Korean Gov't pressures rail strikers to end strike against privatization- it is “a declaration of war” against its people.

Korean Gov't pressures rail strikers to end strike against privatization- it is “a declaration of war” against its people.
Korean Gov't pressures rail strikers
http://www.koreatimes.co.kr/www/news/nation/2013/12/116_148790.html

Passengers line up to buy tickets at Seoul Station in downtown Seoul, Sunday, with an electronic signboard displaying the list of trains cancelled due to the ongoing railroad union strike. / Korea Times photo by Ryu Hyo-jin

Longer walkout feared to disrupt operations further

By Kim Jae-won

The government said Sunday that it will hire more substitutes to replace striking Korea Railroad Corp. (KORAIL) workers. In response, union leaders vowed to fight until the government withdraws what it sees as a scheme to privatize the company.

“We will consider adding more substitutes who will replace regular workers if the strike drags on longer,” Land, Infrastructure and Transport Minister Suh Seoung-hwan told reporters during his visit to a railway depot in Guro, southwestern Seoul.

Suh said that the company is hiring 660 substitute workers — mostly locomotive engineers and crewmembers — to prevent the strike from derailing transport services for customers.

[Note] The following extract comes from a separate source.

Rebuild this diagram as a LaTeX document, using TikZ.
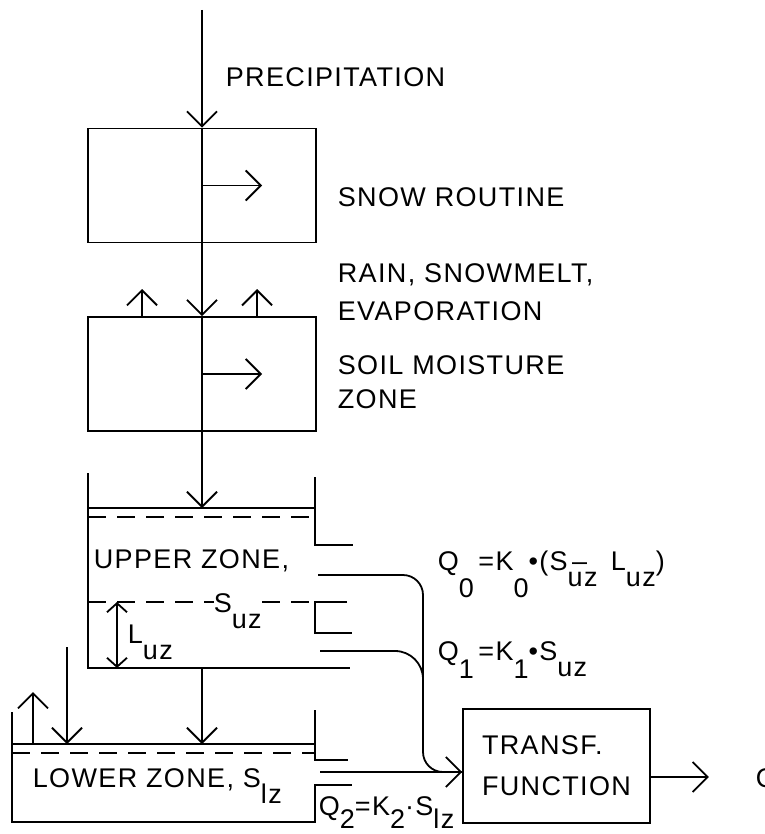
\documentclass[tikz,border=0pt]{standalone}
\usepackage{fontspec}
\setmainfont{Liberation Sans}[LetterSpace=5]
\usetikzlibrary{arrows.meta,positioning,calc}
\newcommand{\dsub}[2][0.6em]{\raisebox{-#1}{#2}}
\tikzset{
  >={Straight Barb[length=15pt,width=30pt]},
  small/.style={{Straight Barb[length=9pt,width=20pt]}-{Straight Barb[length=9pt,width=20pt]}},
  box/.style={draw,minimum width=228pt,minimum height=114pt,inner sep=0pt},
  lbl/.style={anchor=base west,inner sep=0pt},
  level/.style={dash pattern=on 18pt off 11pt},
}

\begin{document}
\begin{tikzpicture}[
x=1pt,y=-1pt,
line width=1.8pt,
font=\fontsize{27}{38}\selectfont
]
\useasboundingbox (0,0) rectangle (764,834);

% blocks
\node[box] (snow) at (202,185.5) {};
\node[box] (soil) at (202,374) {};
\node[box,minimum width=187pt,align=left,font=\fontsize{27}{41}\selectfont]
  (transf) at (556.5,766) {TRANSF.\\FUNCTION};

\coordinate (top) at (202,10);
\coordinate (uzsurf) at (202,508);
\coordinate (uzbot) at (202,668);
\coordinate (lzsurf) at (202,744);
\coordinate (tin) at ([yshift=-6pt]transf.west);
\coordinate (tout) at ([yshift=-11pt]transf.east);
\coordinate (qout) at ($(tout)+(58,0)$);

% main path
\draw[->] (top) -- (snow.north);
\draw (snow.north) -- (snow.south);
\draw[->] (snow.center) -- ++(60,0);
\draw[->] (snow.south) -- (soil.north);
\draw (soil.north) -- (soil.south);
\draw[->] (soil.center) -- ++(60,0);
\draw[->] ($(soil.north west)+(55,0)$) -- ++(0,-27);
\draw[->] ($(soil.north west)+(170,0)$) -- ++(0,-27);
\draw[->] (soil.south) -- (uzsurf);

% upper zone
\draw (88,473) -- (88,668) -- (350,668);
\draw (315,477) -- (315,545) -- (353,545);
\draw (347,602) -- (315,602) -- (315,633) -- (352,633);
\draw (88,508) -- (315,508);
\draw[level] (88,517) -- (315,517);
\draw[level] (88,602) -- (315,602);
\draw[small] (117,602) -- (117,668);
\node[lbl] (uzlbl) at (93,568) {UPPER ZONE,};
\node[lbl,fill=white] (suz) at (213,612) {S\dsub{uz}};
\node[lbl] (luz) at (127,643) {L\dsub{uz}};

% outflows
\draw[rounded corners=20pt] (318,575) -| (423,772) -- (tin);
\draw[rounded corners=28pt] (320,651) -| (423,710);
\draw[->] (320,772) -- (tin);
\draw[->] (tout) -- (qout);
\node[lbl] (q0) at (437,570)
  {Q\dsub[1.0em]{0}\,=K\dsub[1.0em]{0}\textbullet(S\rlap{\,–}\dsub{uz}\, L\dsub{uz})};
\node[lbl] (q1) at (437,660) {Q\dsub[0.7em]{1}\,=K\dsub[0.7em]{1}\textbullet S\dsub{uz}};
\node[lbl] (q2) at (318,815) {Q\dsub[0.5em]{2}=K\dsub[0.5em]{2}\textperiodcentered S\dsub[0.5em]{lz}};
\node[lbl] (qlbl) at (755,787) {Q};

% lower zone
\draw (12,712) -- (12,822) -- (315,822) -- (315,785) -- (352,785);
\draw (315,710) -- (315,760) -- (348,760);
\draw (12,744) -- (315,744);
\draw[level] (12,753) -- (315,753);
\draw[->] (33,744) -- (33,692);
\draw[->] (67,647) -- (67,744);
\draw[->] (uzbot) -- (lzsurf);
\node[lbl] (lzlbl) at (32,787) {LOWER ZONE, S\dsub{lz}};

% labels right
\node[lbl] (prec) at (225,87) {PRECIPITATION};
\node[lbl] (snowlbl) at (337,207) {SNOW ROUTINE};
\node[anchor=north west,inner sep=0pt,align=left] (rain) at (337,263)
  {RAIN, SNOWMELT,\\EVAPORATION};
\node[anchor=north west,inner sep=0pt,align=left,font=\fontsize{27}{34}\selectfont]
  (soillbl) at (337,355) {SOIL MOISTURE\\ZONE};
\end{tikzpicture}
\end{document}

In terms of the size and time of additional employment, he said that KORAIL management will make a decision depending on how long the strike will last.

KORAIL said that 2,200 workers, or one fourth of the 8,800 unionists on strike, have returned to their posts as of Sunday afternoon.

However, among locomotive engineers, a key workforce in operating trains, only 114 workers, or 4.2 percent of those on strike, resumed work, ignoring the company’s CEO Choi Yeon-hye, who issued a third ultimatum for them to return.

To make up for the shortage of locomotive engineers, Choi said, the company hurriedly hired 147 substitute engineers through open recruitments.

The strike will burden the nation’s transport system in this busy year-end season when many people travel to the countryside for family festivities.

Choi expected the operating ratio of railways nationwide to stay at about 76 percent this week thanks to substitute workers, higher than the initial expectations of 60 percent operating levels.

Union leaders pledged to continue the strike through Feb. 25, the first anniversary of the inauguration of President Park Geun-hye.

It is pressuring the company and the government to abandon their decision to establish an affiliate which will operate a new bullet train service departing from Suseo, southern Seoul by 2016. The union claims that is the first step toward privatizing the company, which it believes would cause mass layoffs.

On Saturday, tens of thousands of rail workers and supporters staged street demonstrations in downtown Seoul to protest what they call a government move to privatize state rail operations.

The protests intensified after the government, ignoring the workers’ demands, issued a formal license late Friday for a subsidiary to operate separately from KORAIL.

The labor union strongly condemned the transportation ministry for issuing the controversial license of the new KTX unit, saying it is “a declaration of war” against its people.

Kim Myong-hwan, president of the union, said that it will file a lawsuit to nullify the license. “We cannot accept the government’s decision to issue the license to the subsidiary. We will file a suit to nullify its decision,” Kim said.

However, the government is toughening its stance on the union.

Vice Transport Minister Yeo Hyung-ku said that the government considers dismissing workers on strike from their job if a walkout in essential public workplaces, including the railway operator, is prolonged and causes massive damage.

The union accused the government of seeking to implement such a measure, saying it is violation of the Constitution.

“It is against the Constitution which guarantees activities for labor rights. Our right to strike is already considerably limited because KORAIL is classified as one of the essential public workplaces,” said Choi Eun-cheol, a spokesman of the union, in a press conference at the office of the Democratic Party in Yeouido, Seoul.